# [Task requirements]
Take the listing from its first line through the line that contains "edgecolor=BAR_EDGE, linewidth=0.8, zorder=3)" and please retype those lines exactly, leaving out the pictures.

+++ Available data

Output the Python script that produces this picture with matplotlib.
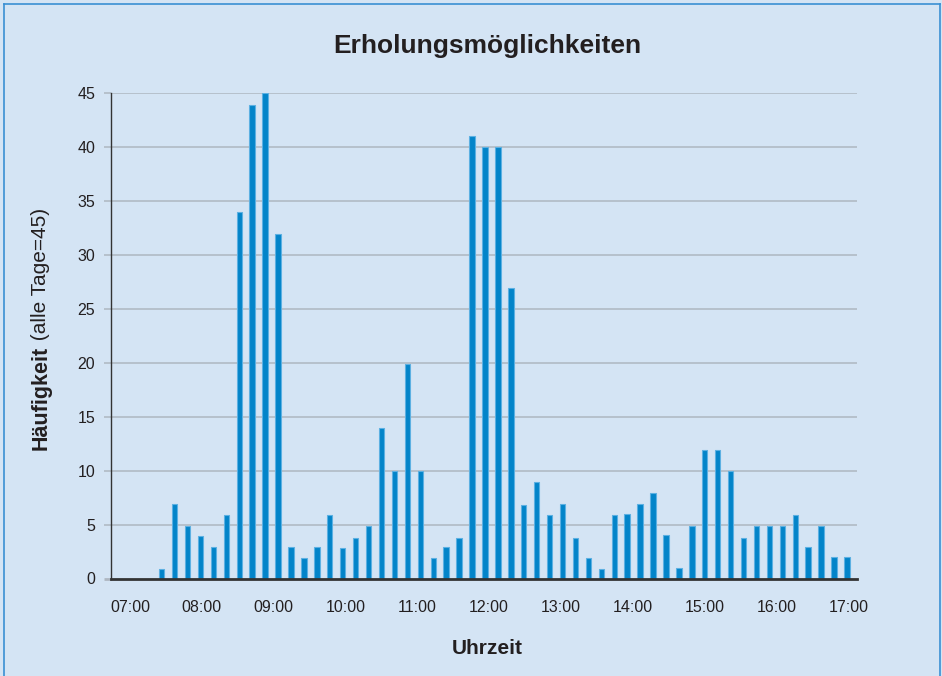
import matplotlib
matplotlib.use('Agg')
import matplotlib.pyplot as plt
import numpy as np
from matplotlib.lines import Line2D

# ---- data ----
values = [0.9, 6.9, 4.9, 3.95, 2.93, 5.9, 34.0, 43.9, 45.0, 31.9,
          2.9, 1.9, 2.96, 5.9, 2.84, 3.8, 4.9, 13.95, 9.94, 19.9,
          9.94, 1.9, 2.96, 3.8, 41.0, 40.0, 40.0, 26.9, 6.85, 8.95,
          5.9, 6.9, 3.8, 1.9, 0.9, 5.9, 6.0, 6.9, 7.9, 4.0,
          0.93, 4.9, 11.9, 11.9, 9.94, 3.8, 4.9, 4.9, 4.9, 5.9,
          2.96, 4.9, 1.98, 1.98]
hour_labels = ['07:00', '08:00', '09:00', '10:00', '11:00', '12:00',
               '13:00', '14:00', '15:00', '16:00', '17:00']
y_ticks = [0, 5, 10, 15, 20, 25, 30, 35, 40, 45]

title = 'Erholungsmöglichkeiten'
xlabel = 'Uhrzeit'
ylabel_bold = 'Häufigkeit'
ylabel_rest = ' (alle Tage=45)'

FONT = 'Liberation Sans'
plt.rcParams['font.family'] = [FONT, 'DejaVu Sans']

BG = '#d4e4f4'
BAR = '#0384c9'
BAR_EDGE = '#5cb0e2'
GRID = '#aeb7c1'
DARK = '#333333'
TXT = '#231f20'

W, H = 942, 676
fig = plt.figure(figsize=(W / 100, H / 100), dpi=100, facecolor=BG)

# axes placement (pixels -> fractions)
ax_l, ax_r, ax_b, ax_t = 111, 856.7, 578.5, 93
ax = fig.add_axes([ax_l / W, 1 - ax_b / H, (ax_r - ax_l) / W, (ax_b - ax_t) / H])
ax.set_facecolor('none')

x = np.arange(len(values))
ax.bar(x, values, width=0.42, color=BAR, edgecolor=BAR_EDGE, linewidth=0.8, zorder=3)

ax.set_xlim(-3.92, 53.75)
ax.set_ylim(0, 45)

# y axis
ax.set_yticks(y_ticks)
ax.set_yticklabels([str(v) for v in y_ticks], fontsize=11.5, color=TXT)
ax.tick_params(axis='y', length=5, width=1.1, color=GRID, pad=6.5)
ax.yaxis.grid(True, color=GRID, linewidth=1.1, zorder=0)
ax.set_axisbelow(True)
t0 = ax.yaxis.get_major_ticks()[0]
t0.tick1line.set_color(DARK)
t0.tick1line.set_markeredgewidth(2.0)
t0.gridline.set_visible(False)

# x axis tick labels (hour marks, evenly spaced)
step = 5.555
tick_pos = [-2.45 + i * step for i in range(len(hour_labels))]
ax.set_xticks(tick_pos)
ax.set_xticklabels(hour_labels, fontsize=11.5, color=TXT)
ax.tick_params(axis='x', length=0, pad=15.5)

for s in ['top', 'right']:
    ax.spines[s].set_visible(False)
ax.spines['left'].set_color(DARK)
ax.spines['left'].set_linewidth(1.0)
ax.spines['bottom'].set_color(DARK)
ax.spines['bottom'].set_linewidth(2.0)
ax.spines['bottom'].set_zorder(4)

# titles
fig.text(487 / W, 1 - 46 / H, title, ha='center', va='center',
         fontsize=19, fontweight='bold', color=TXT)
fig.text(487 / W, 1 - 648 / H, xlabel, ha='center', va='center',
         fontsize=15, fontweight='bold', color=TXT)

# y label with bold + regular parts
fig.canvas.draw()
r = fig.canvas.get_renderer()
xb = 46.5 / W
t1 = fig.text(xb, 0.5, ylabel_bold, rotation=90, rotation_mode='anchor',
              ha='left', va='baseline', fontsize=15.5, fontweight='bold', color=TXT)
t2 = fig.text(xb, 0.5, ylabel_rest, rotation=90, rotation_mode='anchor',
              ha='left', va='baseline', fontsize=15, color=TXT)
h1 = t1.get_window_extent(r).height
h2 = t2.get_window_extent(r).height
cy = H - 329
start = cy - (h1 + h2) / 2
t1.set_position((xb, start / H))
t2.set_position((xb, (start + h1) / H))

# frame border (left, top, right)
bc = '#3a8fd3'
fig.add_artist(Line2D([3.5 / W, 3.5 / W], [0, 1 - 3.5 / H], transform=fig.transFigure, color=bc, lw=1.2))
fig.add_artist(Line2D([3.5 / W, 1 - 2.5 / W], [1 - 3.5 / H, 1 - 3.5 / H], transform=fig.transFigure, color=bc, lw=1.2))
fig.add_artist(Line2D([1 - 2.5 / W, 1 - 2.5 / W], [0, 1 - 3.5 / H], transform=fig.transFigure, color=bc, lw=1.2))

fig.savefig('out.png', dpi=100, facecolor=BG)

++++++

# [The solution]
Output the Python script that produces this picture with matplotlib.
import matplotlib
matplotlib.use('Agg')
import matplotlib.pyplot as plt
import numpy as np
from matplotlib.lines import Line2D

# ---- data ----
values = [0.9, 6.9, 4.9, 3.95, 2.93, 5.9, 34.0, 43.9, 45.0, 31.9,
          2.9, 1.9, 2.96, 5.9, 2.84, 3.8, 4.9, 13.95, 9.94, 19.9,
          9.94, 1.9, 2.96, 3.8, 41.0, 40.0, 40.0, 26.9, 6.85, 8.95,
          5.9, 6.9, 3.8, 1.9, 0.9, 5.9, 6.0, 6.9, 7.9, 4.0,
          0.93, 4.9, 11.9, 11.9, 9.94, 3.8, 4.9, 4.9, 4.9, 5.9,
          2.96, 4.9, 1.98, 1.98]
hour_labels = ['07:00', '08:00', '09:00', '10:00', '11:00', '12:00',
               '13:00', '14:00', '15:00', '16:00', '17:00']
y_ticks = [0, 5, 10, 15, 20, 25, 30, 35, 40, 45]

title = 'Erholungsmöglichkeiten'
xlabel = 'Uhrzeit'
ylabel_bold = 'Häufigkeit'
ylabel_rest = ' (alle Tage=45)'

FONT = 'Liberation Sans'
plt.rcParams['font.family'] = [FONT, 'DejaVu Sans']

BG = '#d4e4f4'
BAR = '#0384c9'
BAR_EDGE = '#5cb0e2'
GRID = '#aeb7c1'
DARK = '#333333'
TXT = '#231f20'

W, H = 942, 676
fig = plt.figure(figsize=(W / 100, H / 100), dpi=100, facecolor=BG)

# axes placement (pixels -> fractions)
ax_l, ax_r, ax_b, ax_t = 111, 856.7, 578.5, 93
ax = fig.add_axes([ax_l / W, 1 - ax_b / H, (ax_r - ax_l) / W, (ax_b - ax_t) / H])
ax.set_facecolor('none')

x = np.arange(len(values))
ax.bar(x, values, width=0.42, color=BAR, edgecolor=BAR_EDGE, linewidth=0.8, zorder=3)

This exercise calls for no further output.